WORK INSTRUCTIONS -
Go through the data below and copy it exactly, skipping every picture.

RECORDED INFORMATION -
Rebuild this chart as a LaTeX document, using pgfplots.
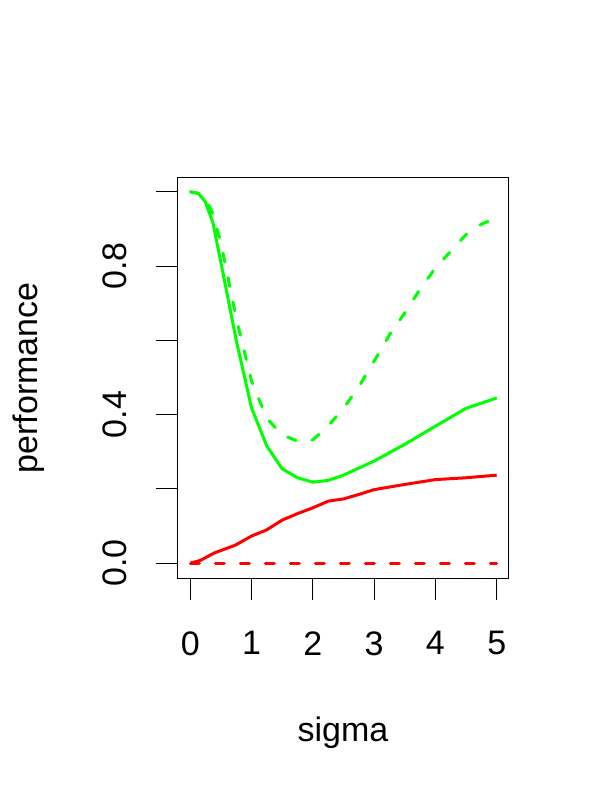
\documentclass[border=0pt]{standalone}
\usepackage{fontspec}
\setmainfont{Liberation Sans}
\usepackage{pgfplots}
\pgfplotsset{compat=1.18}
\definecolor{rgreen}{RGB}{0,255,0}
\definecolor{rred}{RGB}{255,0,0}
\begin{document}
\begin{tikzpicture}
\useasboundingbox (0,0) rectangle (300pt,400pt);
\begin{axis}[
    at={(89pt,111pt)}, anchor=south west,
    scale only axis, width=165.5pt, height=200.5pt,
    xmin=-0.2, xmax=5.2, ymin=-0.04, ymax=1.04,
    axis line style={line width=0.5pt},
    tick align=outside, tick pos=left,
    major tick length=11pt,
    tick style={black, line width=0.5pt},
    xtick={0,1,2,3,4,5},
    ytick={0,0.2,0.4,0.6,0.8,1},
    yticklabels={0.0,,0.4,,0.8,},
    /pgf/number format/assume math mode=true,
    ticklabel style={font=\fontsize{17}{20}\selectfont},
    xticklabel style={inner sep=0pt, anchor=north, yshift=-15.5pt},
    yticklabel style={inner sep=0pt, rotate=90, anchor=south, yshift=14.5pt},
    clip=false,
  ]
  % green solid
  \addplot[rgreen, line width=1.5pt] coordinates {
    (0,1.0)(0.13,0.996)(0.24,0.975)(0.37,0.917)(0.5,0.81)(0.75,0.60)
    (1,0.418)(1.25,0.315)(1.5,0.254)(1.75,0.23)(2,0.218)(2.25,0.223)
    (2.5,0.237)(3,0.275)(3.5,0.32)(4,0.369)(4.5,0.417)(5,0.445)
  };
  % green dashed
  \addplot[rgreen, line width=1.5pt, line cap=round, dash pattern=on 4.5pt off 8pt] coordinates {
    (0,1.0)(0.13,0.996)(0.25,0.985)(0.37,0.94)(0.5,0.863)(0.75,0.66)
    (1,0.49)(1.25,0.39)(1.5,0.345)(1.75,0.329)(2,0.332)(2.25,0.37)
    (2.5,0.417)(2.75,0.475)(3,0.544)(3.25,0.615)(3.5,0.674)(3.75,0.738)
    (4,0.795)(4.25,0.84)(4.5,0.885)(4.75,0.913)(5,0.93)
  };
  % red solid
  \addplot[rred, line width=1.5pt] coordinates {
    (0,0)(0.16,0.007)(0.4,0.028)(0.73,0.048)(1,0.073)(1.24,0.089)
    (1.5,0.116)(1.76,0.134)(2,0.149)(2.25,0.167)(2.5,0.173)(2.75,0.185)
    (3,0.198)(3.5,0.212)(4,0.225)(4.5,0.23)(5,0.237)
  };
  % red dashed
  \addplot[rred, line width=1.5pt, line cap=round, dash pattern=on 4.5pt off 8pt] coordinates {
    (0,0)(5,0)
  };
\end{axis}
\node[anchor=base, font=\fontsize{17}{20}\selectfont] at (171.5pt,29pt) {sigma};
\node[anchor=base, rotate=90, font=\fontsize{17}{20}\selectfont] at (18.5pt,211pt) {performance};
\end{tikzpicture}
\end{document}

THE RESPONSE -
Rebuild this chart as a LaTeX document, using pgfplots.
\documentclass[border=0pt]{standalone}
\usepackage{fontspec}
\setmainfont{Liberation Sans}
\usepackage{pgfplots}
\pgfplotsset{compat=1.18}
\definecolor{rgreen}{RGB}{0,255,0}
\definecolor{rred}{RGB}{255,0,0}
\begin{document}
\begin{tikzpicture}
\useasboundingbox (0,0) rectangle (300pt,400pt);
\begin{axis}[
    at={(89pt,111pt)}, anchor=south west,
    scale only axis, width=165.5pt, height=200.5pt,
    xmin=-0.2, xmax=5.2, ymin=-0.04, ymax=1.04,
    axis line style={line width=0.5pt},
    tick align=outside, tick pos=left,
    major tick length=11pt,
    tick style={black, line width=0.5pt},
    xtick={0,1,2,3,4,5},
    ytick={0,0.2,0.4,0.6,0.8,1},
    yticklabels={0.0,,0.4,,0.8,},
    /pgf/number format/assume math mode=true,
    ticklabel style={font=\fontsize{17}{20}\selectfont},
    xticklabel style={inner sep=0pt, anchor=north, yshift=-15.5pt},
    yticklabel style={inner sep=0pt, rotate=90, anchor=south, yshift=14.5pt},
    clip=false,
  ]
  % green solid
  \addplot[rgreen, line width=1.5pt] coordinates {
    (0,1.0)(0.13,0.996)(0.24,0.975)(0.37,0.917)(0.5,0.81)(0.75,0.60)
    (1,0.418)(1.25,0.315)(1.5,0.254)(1.75,0.23)(2,0.218)(2.25,0.223)
    (2.5,0.237)(3,0.275)(3.5,0.32)(4,0.369)(4.5,0.417)(5,0.445)
  };
  % green dashed
  \addplot[rgreen, line width=1.5pt, line cap=round, dash pattern=on 4.5pt off 8pt] coordinates {
    (0,1.0)(0.13,0.996)(0.25,0.985)(0.37,0.94)(0.5,0.863)(0.75,0.66)
    (1,0.49)(1.25,0.39)(1.5,0.345)(1.75,0.329)(2,0.332)(2.25,0.37)
    (2.5,0.417)(2.75,0.475)(3,0.544)(3.25,0.615)(3.5,0.674)(3.75,0.738)
    (4,0.795)(4.25,0.84)(4.5,0.885)(4.75,0.913)(5,0.93)
  };
  % red solid
  \addplot[rred, line width=1.5pt] coordinates {
    (0,0)(0.16,0.007)(0.4,0.028)(0.73,0.048)(1,0.073)(1.24,0.089)
    (1.5,0.116)(1.76,0.134)(2,0.149)(2.25,0.167)(2.5,0.173)(2.75,0.185)
    (3,0.198)(3.5,0.212)(4,0.225)(4.5,0.23)(5,0.237)
  };
  % red dashed
  \addplot[rred, line width=1.5pt, line cap=round, dash pattern=on 4.5pt off 8pt] coordinates {
    (0,0)(5,0)
  };
\end{axis}
\node[anchor=base, font=\fontsize{17}{20}\selectfont] at (171.5pt,29pt) {sigma};
\node[anchor=base, rotate=90, font=\fontsize{17}{20}\selectfont] at (18.5pt,211pt) {performance};
\end{tikzpicture}
\end{document}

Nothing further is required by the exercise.